Burger King Denied 24-Hour Operation, Braintree Farmers Market Wine Licenses Granted
Braintree's Burger King will continue to operate from 6 a.m. to 11 p.m. unless it chooses to petition the Planning Board for a change to their special permit.
The Braintree Board of License Commissioners shot down one restaurant's request on Tuesday afternoon and approved two farm winery permits, setting up the Town Hall-based farmers market with the same wine retail makeup this upcoming season as last and telling Burger King that the board does not support the Pearl Street fast food joint staying open through the night.
Commissioners voted 4-0 to deny Burger King's request, based on its special permit, which only allows the restaurant hours of 6 a.m. to 11 p.m., and also out of concern for public safety. Marybeth McGrath was absent. Police Chief Paul Frazier compared the possibility to the former 24-hour operation at Bickford's – a draw for crime at the rotary, he said.

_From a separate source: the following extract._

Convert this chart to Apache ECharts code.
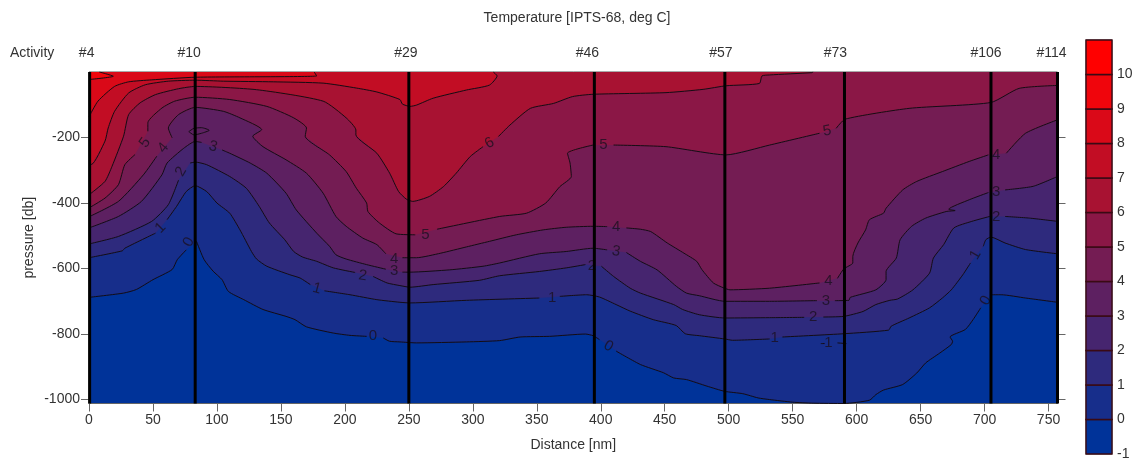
<!DOCTYPE html>
<html><head><meta charset="utf-8">
<style>html,body{margin:0;padding:0;background:#fff}#c{width:1137px;height:461px}</style>
<script src="https://cdn.jsdelivr.net/npm/echarts@6/dist/echarts.min.js"></script>
</head><body><div id="c"></div>
<script>
var stationNames = ['#4','#10','#29','#46','#57','#73','#106','#114'];
var stationDistance = [0.5,83,250,395,497,590.5,705,757];
var stationLabelShift = [-3,-6,-3,-7,-4,-9,-5,-6];
var xTicks = [0,50,100,150,200,250,300,350,400,450,500,550,600,650,700,750];
var yTicks = [-1000,-800,-600,-400,-200];
var barLevels = [-1,0,1,2,3,4,5,6,7,8,9,10];
var barTicks = [-1,0,1,2,3,4,5,6,7,8,9,10];
var bandColors = ['#003399','#172E8B','#2E2A7D','#46256F','#5D2061','#741C53','#8B1746','#A81232','#C20D24','#DA0918','#F0050C','#FF0000'];

var contour0 = [[0,-688],[27,-675],[37,-664],[50,-634],[65,-603],[69,-573],[76,-543],null,[84,-517],[90,-573],[97,-608],[104,-634],[109,-670],[121,-695],[136,-725],[154,-746],[161,-756],[170,-778],[191,-797],[204,-804],[217,-807],null,[230,-812],[235,-822],[243,-824],[256,-827],[295,-824],[321,-820],[337,-809],[360,-807],[388,-800],[394,-805],[399,-817],null,[412,-852],[431,-893],[449,-918],[457,-934],[467,-939],[483,-959],[497,-975],[511,-982],[523,-995],[532,-1000],[550,-1008],[566,-1011],[590,-1012],[610,-1002],[615,-985],[621,-971],[636,-954],[647,-919],[654,-888],[665,-858],[674,-832],[675,-822],[673,-809],[685,-786],[691,-756],[697,-720],null,[705,-680],[713,-680],[732,-690],[757,-703]];
var contour1 = [[0,-567],[26,-546],[28,-538],[52,-492],null,[61,-451],[68.5,-410],[76,-365],[83,-347],[92,-365],[100,-400],[110,-431],[118,-482],[127,-548],[131,-571],[139,-593],[157,-619],[165,-629],[173,-649],null,[184,-668],[204,-680],[225,-695],[243,-703],[251,-705],[295,-697],[352,-690],null,[368,-685],[389,-680],[399,-687],[412,-710],[423,-730],[441,-756],[459,-774],[466,-799],[477,-805],[497,-815],[503,-819],[532,-815],null,[542,-809],[590,-799],[625,-788],[627,-776],[641,-751],[657,-720],[667,-690],[674,-665],[683,-619],[689,-583],null,[699,-532],[701,-512],[705,-504],[716,-522],[732,-542],[757,-555]];
var contour2 = [[0,-525],[23,-502],[49,-456],[62,-405],[70,-330],null,[79,-278],[83,-275],[92,-283],[110,-319],[123,-355],[133,-410],[141,-461],[153,-512],[160,-548],[167,-565],[178,-578],[191,-598],[208,-612],null,[222,-624],[233,-644],[243,-652],[251,-657],[269,-649],[305,-636],[321,-622],[352,-609],[373,-598],[388,-588],null,[400.5,-593],[410,-624],[423,-660],[431,-675],[457,-710],[464,-725],[477,-741],[497,-751],[532,-750],[559,-749],null,[574,-748],[590,-746],[605,-731],[615,-710],[626,-697],[632,-693],[644,-665],[657,-614],[660,-568],[668,-527],[676,-476],[690,-456],[704,-441],null,[716,-441],[735,-446],[757,-456]];
var contour3 = [[0,-476],[23,-441],[41,-395],[57,-314],[61,-278],[74,-233],[83,-212],[88,-215],null,[104,-238],[110,-248],[126,-278],[139,-309],[154,-370],[162,-421],[178,-492],[188,-532],[193,-558],[201,-571],[217,-588],[232,-602],null,[245,-611],[251,-611],[282,-604],[308,-593],[321,-583],[352,-555],[373,-548],[394,-538],[405,-543],null,[420,-551],[431,-578],[444,-604],[459,-654],[467,-675],[477,-683],[497,-700],[532,-700],[569,-698],null,[583,-698],[594,-697],[595,-688],[615,-665],[623,-634],[623,-609],[631,-568],[634,-512],[643,-471],[654,-446],[670,-426],[677,-423],[672,-419],[688,-390],[703,-368],null,[716,-360],[738,-349],[757,-319]];
var contour4 = [[0,-442],[23,-395],[42.5,-314],[53,-257],null,[65,-201],[62,-171],[70,-130],[83,-108],[105,-120],[118,-140],[135,-176],[128,-196],[136,-228],[154,-268],[170,-309],[183,-370],[193,-441],[201,-471],[214,-507],[225,-527],[232,-555],null,[245,-567],[256,-567],[275,-553],[295,-534],[313,-517],[334,-497],[355,-482],[373,-474],[394,-471],[405,-472],null,[420,-476],[431,-480],[439,-487],[452,-522],[465,-553],[475,-578],[479,-603],[488,-644],[496,-659],[501,-665],[532,-660],[571,-644],null,[585,-630],[590,-601],[597,-583],[597,-563],[601,-522],[607,-482],[610,-451],[621,-431],[623,-416],[636,-360],[647,-334],[667,-304],[688,-273],[703,-253],null,[717,-248],[732,-187],[757,-146]];
var contour5 = [[0,-415],[12.5,-385],[23,-344],[28,-283],[36,-252],null,[46,-181],[46,-155],[57,-110],[67,-89],[83,-77],[110,-84],[139,-105],[160,-140],[170,-171],[169,-196],[188,-253],[201,-304],[209,-355],[217,-400],[218,-426],[227,-461],[240,-494],[255,-497],null,[272,-480],[321,-441],[342,-431],[357,-400],[368,-350],[377,-319],[376,-278],[374,-248],[394,-223],null,[410,-223],[451,-228],[498,-253],[532,-223],[571,-187],null,[584,-172],[591,-144],[641,-111],[705,-93],[727,-50],[757,-41]];
var contour6 = [[0,-375],[12.5,-334],[18,-288],[27,-196],[31,-130],[40,-94],[52,-69],[70,-51],[83,-44],[131,-54],[183,-89],[201,-140],[208.6,-177],[208.6,-192],[225,-248],[235,-309],[242,-365],[248,-388],[253,-395],[266,-380],[277,-350],[287,-309],[298,-258],[308,-228],null,[320,-197],[329,-162],[345,-111],[363,-96],[378,-75],[394,-68],[451,-63],[480,-53],[498,-42],[524,-35],[526,-12],[532,-9],[565,-2],[566,0]];
var contour7 = [[0,-278],[2,-282],[12.5,-211],[15,-171],[20,-120],[31,-64],[44,-39],[62,-28],[83,-25],[105,-28],[144,-30],[183,-34],[209,-49],[225,-61],[243,-84],[245,-98],[251,-105],[256,-101],[269,-80],[295,-55],[313,-40],[319,-12],[316,0]];
var contour8 = [[0,-137],[7,-89],[20,-44],[31,-30],[49,-24],[83,-16],[178,-12],[176,0]];
var contour9 = [[0,-23],[19,-13],[11,-3],[8,0]];
var closedRing3 = [[78,-182],[82,-172],[88,-170],[94,-178],[88,-187],[82,-192],[78,-182]];
var stray1a = [[572,-829],[575,-829]];
var stray1b = [[585,-827],[592,-829]];

var contours = [contour0,contour1,contour2,contour3,contour4,contour5,contour6,contour7,contour8,contour9];
var contourLabels = [
 ['5',43.7,-216,55],['4',58,-232,50],['3',97,-228,-15],['2',72,-304,60],['1',56,-476,45],['0',78,-519,60],
 ['1',178,-661,-15],['2',214,-622,-8],['3',238.5,-606,0],['4',238.5,-571,0],['0',222,-807,0],['5',263,-497,0],
 ['6',313,-217,30],['1',362,-688,0],['2',393,-593,0],['3',412,-548,-10],['4',412,-474,0],['5',402,-223,0],
 ['0',406,-837,-30],['1',536,-812,0],['2',566,-749,0],['3',576,-698,0],['4',578,-639,0],['5',577,-180,10],
 ['1',578,-827,0],['1',693,-558,60],['0',701,-698,60],['4',709,-253,0],['3',709,-365,0],['2',709,-443,0]
];

var font = 'Liberation Sans, Arial, sans-serif';
var textColor = '#333';
var series = [];

contours.forEach(function(c,i){
  var pts = c.filter(function(p){return p;});
  series.push({
    type:'custom', xAxisIndex:0, yAxisIndex:0, silent:true, clip:true, z:2+i*0.01,
    data:pts, encode:{x:0,y:1},
    renderItem:function(params,api){
      if(params.dataIndex!==0) return null;
      var poly = pts.map(function(p){return api.coord(p);});
      var last = pts[pts.length-1];
      poly.push(api.coord([last[0],0]));
      poly.push(api.coord([0,0]));
      return {type:'polygon',shape:{points:poly},style:{fill:bandColors[i+1],stroke:null}};
    }
  });
});
function lineSeries(d){
  return {type:'line',xAxisIndex:0,yAxisIndex:0,silent:true,symbol:'none',z:4,connectNulls:false,smooth:0.2,
    lineStyle:{color:'#140c14',width:1},
    data:d.map(function(p){return p||['-','-'];})};
}
contours.forEach(function(c){series.push(lineSeries(c));});
[closedRing3,stray1a,stray1b].forEach(function(c){series.push(lineSeries(c));});

series.push({
  type:'scatter',xAxisIndex:0,yAxisIndex:0,silent:true,symbol:'circle',symbolSize:0,z:5,
  data:contourLabels.map(function(l){
    return {value:[l[1],l[2]],label:{show:true,formatter:l[0],rotate:l[3],position:'inside',
      color:'#1a1020',fontSize:15,fontFamily:font}};
  })
});

stationDistance.forEach(function(d,i){
  series.push({
    type:'line',xAxisIndex:0,yAxisIndex:0,silent:true,symbol:'circle',symbolSize:0,z:6,clip:false,
    lineStyle:{color:'#000',width:3},
    data:[[d,-1012],{value:[d,0],label:{show:true,formatter:stationNames[i],position:'top',distance:12,
      offset:[stationLabelShift[i],0],color:textColor,fontSize:14,fontFamily:font}}]
  });
});

series.push({
  type:'custom',xAxisIndex:1,yAxisIndex:2,silent:true,z:3,
  data:barLevels.map(function(l){return [0,l];}),encode:{y:1},
  renderItem:function(params,api){
    var lo=api.value(1);
    var a=api.coord([0,lo+1]),b=api.coord([1,lo]);
    return {type:'rect',shape:{x:a[0],y:a[1],width:b[0]-a[0],height:b[1]-a[1]},
      style:{fill:bandColors[params.dataIndex],stroke:'#3a0a14',lineWidth:1.4}};
  }
});

var option = {
  animation:false,
  backgroundColor:'#fff',
  title:{text:'Temperature [IPTS-68, deg C]',left:572,top:6,textAlign:'center',
    textStyle:{fontFamily:font,fontSize:14,fontWeight:'normal',color:textColor}},
  graphic:[{type:'text',left:10,top:46,style:{text:'Activity',font:'14px '+font,fill:textColor}}],
  grid:[
    {left:89,top:72,width:968.5,height:331.5,show:true,backgroundColor:bandColors[0],borderColor:'#555',borderWidth:1},
    {left:1086,top:40,width:26,height:416,show:true,backgroundColor:'transparent',borderColor:'#666',borderWidth:1}
  ],
  xAxis:[
    {type:'value',gridIndex:0,min:0,max:757,name:'Distance [nm]',nameLocation:'middle',nameGap:35,
     nameTextStyle:{fontFamily:font,fontSize:14,color:textColor},
     splitLine:{show:false},axisLine:{show:true,onZero:false,lineStyle:{color:'#666'}},
     axisTick:{show:true,length:8,customValues:xTicks,lineStyle:{color:'#666'}},
     axisLabel:{customValues:xTicks,margin:10,fontFamily:font,fontSize:14,color:textColor}},
    {type:'value',gridIndex:1,min:0,max:1,show:false,splitLine:{show:false}}
  ],
  yAxis:[
    {type:'value',gridIndex:0,min:-1012,max:0,position:'left',name:'pressure [db]',nameLocation:'middle',nameRotate:90,nameGap:53,nameMoveOverlap:false,
     nameTextStyle:{fontFamily:font,fontSize:14,color:textColor},
     splitLine:{show:false},axisLine:{show:false,onZero:false},
     axisTick:{show:true,length:8,customValues:yTicks,lineStyle:{color:'#666'}},
     axisLabel:{customValues:yTicks,margin:9,fontFamily:font,fontSize:14,color:textColor,
       formatter:function(v){return String(v);}}},
    {type:'value',gridIndex:0,min:-1012,max:0,position:'right',
     splitLine:{show:false},axisLine:{show:false,onZero:false},
     axisTick:{show:true,length:8,customValues:yTicks,lineStyle:{color:'#666'}},
     axisLabel:{show:false}},
    {type:'value',gridIndex:1,min:-1,max:11,position:'right',
     splitLine:{show:false},axisLine:{show:false,onZero:false},
     axisTick:{show:false},
     axisLabel:{customValues:barTicks,margin:5,fontFamily:font,fontSize:14,color:textColor}}
  ],
  series:series
};
var chart = echarts.init(document.getElementById('c'),null,{renderer:'canvas'});
chart.setOption(option);
</script></body></html>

"From a public safety standpoint, I would be opposed to this," Frazier said. "To me it's just a problem waiting to happen."
Burger King is moving toward 24-hour locations, district manager Douglas Whyte told the board, and its request in Braintree was only for the drive-through. Frazier said he would expect the same level of police activity at the restaurant even with that limitation, saying that cars would be "spilling over" to the Shaw's parking lot.
"To be fair to one and all, it would be opening Pandora's Box," board chair Joe Powers said.
Wendy's sold the property to Burger King in 1997, at which time the hours were 10 a.m. to 11 p.m., according to an email by Planning and Community Development Director Christine Stickney. Later that year, the Planning Board approved the expanded 6 a.m. to 11 p.m. hours.
Chief Frazier also expressed concern about the Special Farmer's Market licenses granted on Tuesday to Coastal Vineyards of Dartmouth and Turtle Creek Winery of Lincoln. The permits allow them to sell but not sample wine at Sustainable Braintree's weekly farmers market, running from June through November.
Frazier abstained on both votes, arguing that alcohol should not be sold at the center of the town's government. Mayor Joseph Sullivan, as the landlord, granted permission to use Town Hall.
Both vineyards operated during last season's market for the first time, following a law passed by the state legislature in 2010 aimed at boosting Massachusetts agriculture. Regulations developed by Braintree officials do not allow taste testing and permit only two of the special licenses to be granted.